This week, Microsoft made a pair of closely-related announcements: First, the $US999 Surface Laptop, a MacBook rival pitched at college students, and second, the lightweight Windows 10 S operating system, which will also power the new laptop.
In both cases, it’s a big furthering of Microsoft CEO Satya Nadella’s longtime insistence that the key to Windows 10 succeeding is just making sure people like Windows 10. Building a slick new laptop, and a super-fast new version of Windows 10 to power it, might well win over some Mac converts.
The upside for Microsoft is pretty strong, too, competitively speaking. The Surface Laptop looks to reinforce Microsoft’s challenge to Apple as the premium hardware manufacturer of choice, and Windows 10 S is a shot at Google’s fast-growing Chrome OS.
But in both cases, Microsoft is running right up against the limits of its Windows strategy, too. And whether these initiatives succeed or fail will say a lot about the future of the Windows operating system. Here’s why.
Succeed or fail, all eyes will be on the Surface Laptop as a bellwether of Microsoft’s ambitions in hardware.
The unveiling of the Surface Laptop came less than a week after Microsoft’s latest earnings, which revealed that revenue in the Surface hardware division had shrunk by $US285 million, or 26%, as other companies started releasing their own, price-competitive rivals to the Surface Pro tablet.
While there’s a case to be made that having more Surface competitors is a good thing for Windows (after all, Microsoft is a software company first and foremost), it’s not a great look for Microsoft, which insists it’s in the hardware business for the long haul.
Just as concerning, Microsoft’s flagship 18-month-old Surface Pro 4 tablet, the anchor of the Surface lineup, is nearing the end of its lifecycle — and the rumoured Surface Pro 5 is nowhere to be found.
Furthermore, Microsoft has always walked a fine line with the Surface hardware lineup: The goal of the Surface business, Microsoft has long said, is to build hardware that pushes Windows forward. The original Surface tablet was built because PC manufacturers were reluctant to add touchscreens, for instance.
But making its own PCs puts Microsoft into competition with the companies it relies on to build Windows devices. While just about every PC manufacturer is building at least one laptop based on the Windows 10 S operating system, it’s going to be the Surface Laptop that gets the spotlight.
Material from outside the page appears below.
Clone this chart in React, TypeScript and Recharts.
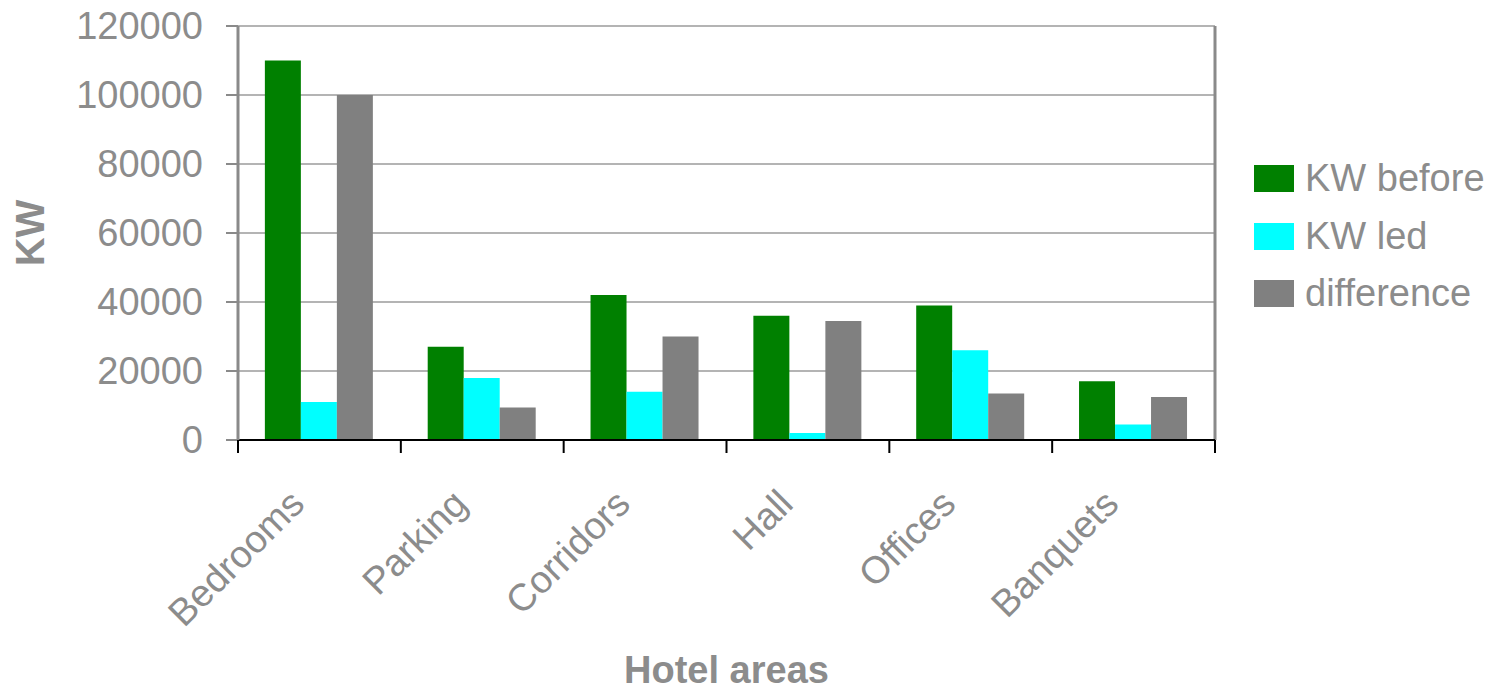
import { BarChart, Bar, XAxis, YAxis, CartesianGrid, Legend } from "recharts";

const areas = ["Bedrooms", "Parking", "Corridors", "Hall", "Offices", "Banquets"];
const kwBefore = [110000, 27000, 42000, 36000, 39000, 17000];
const kwLed = [11000, 18000, 14000, 2000, 26000, 4500];
const kwDiff = [100000, 9400, 30000, 34500, 13500, 12500];
const yTicks = [0, 20000, 40000, 60000, 80000, 100000, 120000];

const series = [
  { key: "before", name: "KW before", color: "#008000" },
  { key: "led", name: "KW led", color: "#00ffff" },
  { key: "diff", name: "difference", color: "#808080" },
];

const data = areas.map((area, i) => ({
  area,
  before: kwBefore[i],
  led: kwLed[i],
  diff: kwDiff[i],
}));

const FONT = "'Liberation Sans', Arial, sans-serif";
const GREY = "#8c8c8c";
const W = 1493;
const H = 692;
const PLOT_LEFT = 238;
const PLOT_RIGHT = 1215;
const HALF_BAND = (PLOT_RIGHT - PLOT_LEFT) / areas.length / 2;

function AreaTick(props: any) {
  const { x, y, payload } = props;
  const half = payload && payload.offset ? payload.offset : HALF_BAND;
  const ax = 440;
  const tx = x - 13;
  const ty = y + 58;
  const last = payload.index === areas.length - 1;
  return (
    <g>
      <line x1={x - half} x2={x - half} y1={ax} y2={ax + 13} stroke="#000" strokeWidth={2} />
      {last && (
        <line x1={x + half} x2={x + half} y1={ax} y2={ax + 13} stroke="#000" strokeWidth={2} />
      )}
      <text
        x={tx}
        y={ty}
        textAnchor="end"
        transform={`rotate(-45 ${tx} ${ty})`}
        fill={GREY}
        fontSize={38}
        fontFamily={FONT}
      >
        {payload.value}
      </text>
    </g>
  );
}

function LegendBox() {
  return (
    <div style={{ fontFamily: FONT }}>
      {series.map((s) => (
        <div
          key={s.key}
          style={{ display: "flex", alignItems: "center", height: 57.5 }}
        >
          <div
            style={{ width: 40, height: 27, background: s.color, marginRight: 11 }}
          />
          <span style={{ fontSize: 38, color: GREY, whiteSpace: "nowrap" }}>
            {s.name}
          </span>
        </div>
      ))}
    </div>
  );
}

export default function App() {
  return (
    <div style={{ position: "absolute", left: 0, top: 0, width: W, height: H, background: "#fff" }}>
      <BarChart
        width={W}
        height={H}
        data={data}
        margin={{ top: 26, right: W - PLOT_RIGHT, bottom: 0, left: 0 }}
        barCategoryGap="16.5%"
        barGap={0}
      >
        <CartesianGrid vertical={false} stroke="#b4b4b4" strokeWidth={2} />
        {/* right edge of the plot frame */}
        <CartesianGrid
          horizontal={false}
          verticalCoordinatesGenerator={({ offset }: any) => [offset.left + offset.width]}
          stroke="#8a8a8a"
          strokeWidth={3}
        />
        <XAxis
          dataKey="area"
          height={H - 440}
          axisLine={{ stroke: "#000", strokeWidth: 2 }}
          tickLine={false}
          tick={<AreaTick />}
          interval={0}
          label={{
            value: "Hotel areas",
            position: "insideBottom",
            offset: 9,
            fill: GREY,
            fontSize: 38,
            fontWeight: "bold",
            fontFamily: FONT,
          }}
        />
        <YAxis
          width={PLOT_LEFT}
          domain={[0, 120000]}
          ticks={yTicks}
          interval={0}
          axisLine={{ stroke: "#8a8a8a", strokeWidth: 3 }}
          tickLine={{ stroke: "#8a8a8a", strokeWidth: 2 }}
          tickSize={12}
          tickMargin={23}
          tick={{ fill: GREY, fontSize: 38, fontFamily: FONT }}
          label={{
            value: "KW",
            angle: -90,
            position: "insideLeft",
            offset: 30,
            fill: GREY,
            fontSize: 40,
            fontWeight: "bold",
            fontFamily: FONT,
            style: { textAnchor: "middle" },
          }}
        />
        <Legend
          layout="vertical"
          align="center"
          verticalAlign="middle"
          content={<LegendBox />}
          wrapperStyle={{ left: 1254, top: 150, width: 239 }}
        />
        {series.map((s) => (
          <Bar
            key={s.key}
            dataKey={s.key}
            name={s.name}
            fill={s.color}
            isAnimationActive={false}
          />
        ))}
      </BarChart>
    </div>
  );
}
That could potentially alienate partners and discourage them from embracing the new Windows.
Windows 10 S
At the same time, Windows 10 S comes at a tipping point for the company. With Windows 10, Microsoft has challenged Apple’s position as the premiere platform for creatives and other power users. But Google’s Chrome OS is the most popular operating system in American classrooms, and Windows 10 S is answering that challenge.
See, Windows 10 S promises big boosts to performance, security, and battery life, powering low-cost laptops and tablets that can present a challenge to Google’s Chromebooks.
Those perks come at the cost of only being able to download apps from the Windows Store. On the surface (har har) that seems like a limitation, which it will be for many Windows 10 S users. It means no Google Chrome, Steam, or Dropbox syncing on Windows 10 S.
But if and when Windows 10 S is a hit, it stands to attract more and more applications to the Windows Store, which is, as of now, relatively lacking compared to the Apple App Store or Google Play. Microsoft has released tools to make it easier to bring traditional PC software to the Windows Store, too, and is converting Microsoft Office to prove it. Windows 10 S also won’t let you change your search engine away from Google, a boon to Microsoft’s Bing.
If Windows 10 S is a hit in the classroom, that will bring more educational apps to the platform. But that won’t encourage developers to bring their more mainstream apps and games to the Windows Store. And without those mainstream apps, it will be a struggle to attract mainstream users … which would further dissuade developers from bothering with the Windows Store in the first place.
Couple that with the potential market confusion between Windows 10 S and Windows 10 Pro in the first place, and Microsoft has a real challenge ahead.
Under CEO Nadella, Microsoft has made great strides in making Windows relevant again. Now, Microsoft has to step up and prove that it can keep that train rolling.